Ataman Semenov commanded the Special Manchurian Detachment throughout its existence, assisted chiefly by the heads of divisions Colonel A. I. Tirbakh, Lieutenant General V. A. Kislitsyn, Major General K. P. Nechaev, and Colonel N. G. Natsvalov, as well as Major General L. N. Skipetrov (who was also chief of staff of the division from 1 September 1918).

SPECIAL TRANSCAUCASIAN COMMITTEE. Also known by its Russian acronym Ozakom (from Osobyi zakavkazskii komitet), the Special Transcaucasian Committee was established by the Russian Provisional Government on 9 March 1917, to replace the authority of the deposed imperial viceroy of the Caucasus, Grand Duke Nikolai Nikolaevich. Chaired (from 11 March 1917) by the Russian V. A. Kharlamov, and including representatives of the Armenian (Michael Papadjanian), Azeri (Mammad Yusif Jafarov Hajibaba oglu), and Georgian (Kita Abashidze, later Akaki Chkhenkeli) communities, it was described as the highest civil authority in Transcaucasia and claimed juristiction over those parts of the Ottoman Empire occupied by Russian forces (notably, the Administration for Western Armenia). Following the October Revolution, on 15 November 1917, it was succeeded by the Transcaucasian Commissariat and thus can in some senses be regarded as the progenitor of the various independent governments of Transcaucasia during the civil-war years.

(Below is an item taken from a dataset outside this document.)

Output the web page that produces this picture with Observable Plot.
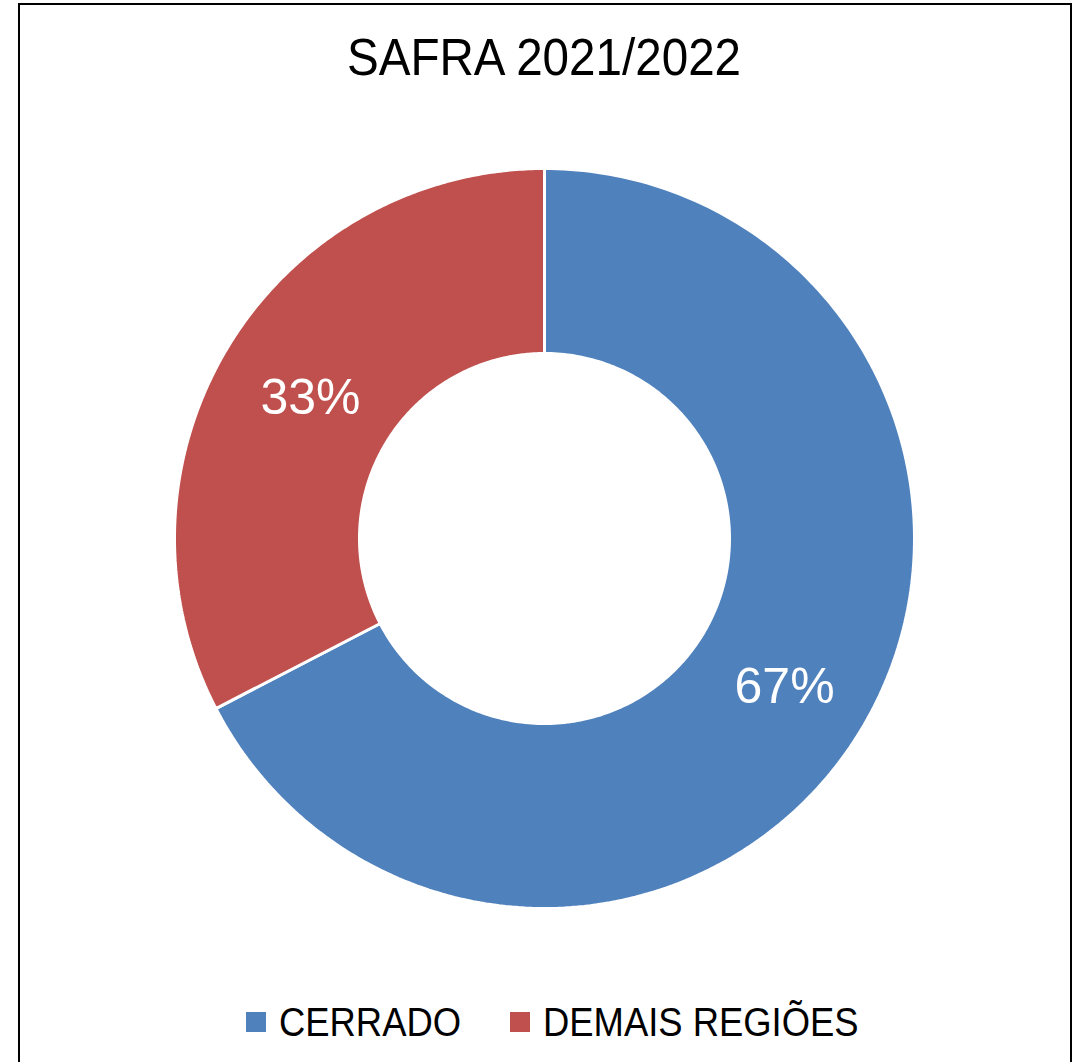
<!DOCTYPE html>
<html>
<head>
<meta charset="utf-8">
<script src="https://cdn.jsdelivr.net/npm/d3@7"></script>
<script src="https://cdn.jsdelivr.net/npm/@observablehq/plot@0.6"></script>
<style>
  html, body { margin: 0; padding: 0; background: #fff; width: 1078px; height: 1062px; overflow: hidden; }
  body { position: relative; font-family: "Liberation Sans", Arial, sans-serif; }
  #frame { position: absolute; left: 18px; top: 3px; width: 1050px; height: 1100px; border: 2px solid #000; box-sizing: content-box; }
  #title { position: absolute; left: 544px; top: 31px; font-size: 52px; line-height: 1; white-space: nowrap; color: #000;
           transform: translateX(-50%) scaleX(0.915); }
  #chart { position: absolute; left: 164px; top: 158px; }
  #legend { position: absolute; left: 246px; top: 1002px; display: flex; align-items: flex-start; }
  .item { display: flex; align-items: flex-start; margin-right: 49px; }
  .sw { width: 20px; height: 20px; margin-top: 10px; margin-right: 13px; }
  .lbl { font-size: 40px; line-height: 1; white-space: nowrap; transform-origin: left center; }
</style>
</head>
<body>
<div id="frame"></div>
<div id="title"></div>
<div id="chart"></div>
<div id="legend"></div>
<script>
const title = "SAFRA 2021/2022";
const categories = ["CERRADO", "DEMAIS REGIÕES"];
const values = [67.4, 32.6];
const colors = ["#4F81BD", "#C0504D"];

const outerR = 370, innerR = 185;
const arcs = d3.pie().sort(null).value(d => d)(values);
const pts = [];
const cents = [];
arcs.forEach((a, i) => {
  const n = 240, cat = categories[i];
  const poly = [];
  for (let k = 0; k <= n; k++) {
    const t = a.startAngle + (a.endAngle - a.startAngle) * k / n;
    poly.push({cat, x: outerR * Math.sin(t), y: outerR * Math.cos(t)});
  }
  for (let k = n; k >= 0; k--) {
    const t = a.startAngle + (a.endAngle - a.startAngle) * k / n;
    poly.push({cat, x: innerR * Math.sin(t), y: innerR * Math.cos(t)});
  }
  poly.push({...poly[0]});
  pts.push(...poly);
  const mid = (a.startAngle + a.endAngle) / 2, rm = (outerR + innerR) / 2;
  cents.push({cat, x: rm * Math.sin(mid), y: rm * Math.cos(mid), text: Math.round(100 * a.value / d3.sum(values)) + "%"});
});

const plot = Plot.plot({
  width: 760, height: 760,
  margin: 0,
  x: {domain: [-380, 380], axis: null},
  y: {domain: [-380, 380], axis: null},
  color: {domain: categories, range: colors},
  style: {background: "transparent", fontFamily: '"Liberation Sans", Arial, sans-serif'},
  marks: [
    Plot.line(pts, {x: "x", y: "y", z: "cat", fill: "cat", stroke: "white", strokeWidth: 3, strokeLinejoin: "miter", curve: "linear"}),
    Plot.text(cents, {x: "x", y: "y", text: "text", fill: "white", fontSize: 50, textAnchor: "middle", lineAnchor: "middle", dx: 3, dy: 4})
  ]
});
document.getElementById("chart").appendChild(plot);
document.getElementById("title").textContent = title;

const leg = document.getElementById("legend");
categories.forEach((c, i) => {
  const it = document.createElement("div"); it.className = "item";
  const sw = document.createElement("div"); sw.className = "sw"; sw.style.background = colors[i];
  const lb = document.createElement("div"); lb.className = "lbl"; lb.textContent = c;
  it.appendChild(sw); it.appendChild(lb); leg.appendChild(it);
  // compress horizontally to match reference glyph widths
  const w = lb.getBoundingClientRect().width;
  lb.style.transform = "scaleX(0.91)";
  lb.style.marginRight = (-w * 0.09) + "px";
});
</script>
</body>
</html>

SPIRIDONOVA, MARIIA ALEKSANDROVNA (16 October 1884–11 September 1941). One of the most vocal and most persecuted socialist critics of the Soviet government during the civil-war era, M. A. Spiridonova was born at Tambov into the family of a minor (nonhereditary) noble (a collegiate secretary) and graduated from Tambov Gymnasium for Girls in 1902. She began to train as a nurse, but joined the Party of Socialists-Revolutionaries (PSR) in 1904 and volunteered for terrorist work with its Fighting Organization. In January 1906, she gained national attention when she mortally wounded G. N. Luzhnovskii, a police inspector whom the SRs had condemned to death for the violent suppression of peasant unrest in Tambov guberniia in 1905. Despite the brutality of her act (she shot Luzhnovskii five times, point blank, in the face), she became a national hero and an international cause célèbre, as a consequence of her gender and youth, as well as the stories of her having been beaten, tortured, and even raped, which were spread by her party comrades (perhaps in the knowledge that they were not all true). After a trial in Moscow, she was exiled for life to eastern Siberia, public pressure having persuaded the authorities to commute her original death sentence.

Released from a women’s prison at Nerchinsk following the February Revolution, Spiridonova served briefly as mayor of Chita, where she symbolically dynamited the city prison. She arrived back in Petrograd in May 1917 and quickly became the leader of the left wing of the PSR (although she failed to gain a seat on the party’s Central Committee) and was subsequently the leader of the breakaway Party of Left Socialists-Revolutionaries. Following the October Revolution, she initially campaigned for an all-socialist coalition during the Vikzhel′ negotiations, but soon became a strong supporter of the Bolshevik–Left-SR coalition government. She was elected to the chair of the Second Congress of Peasants’ Soviets, was chair of the Peasant Section of VTsIK (at the Second, Third, and Fourth Congresses of Soviets) and was also the Bolshevik–Left-SR candidate for the chair of the Constituent Assembly, although she was defeated in that contest by the mainstream PSR candidate, V. M. Chernov. However, during the spring of 1918 she became a tenacious critic of the Soviet government, attacking the Food Army, the first stirrings of the Red Terror, and the signing of the Treaty of Brest-Litovsk (although she had initially supported V. I. Lenin on that issue). At the Sixth Congress of Soviets in July 1918 she (and her party) broke with the Bolsheviks.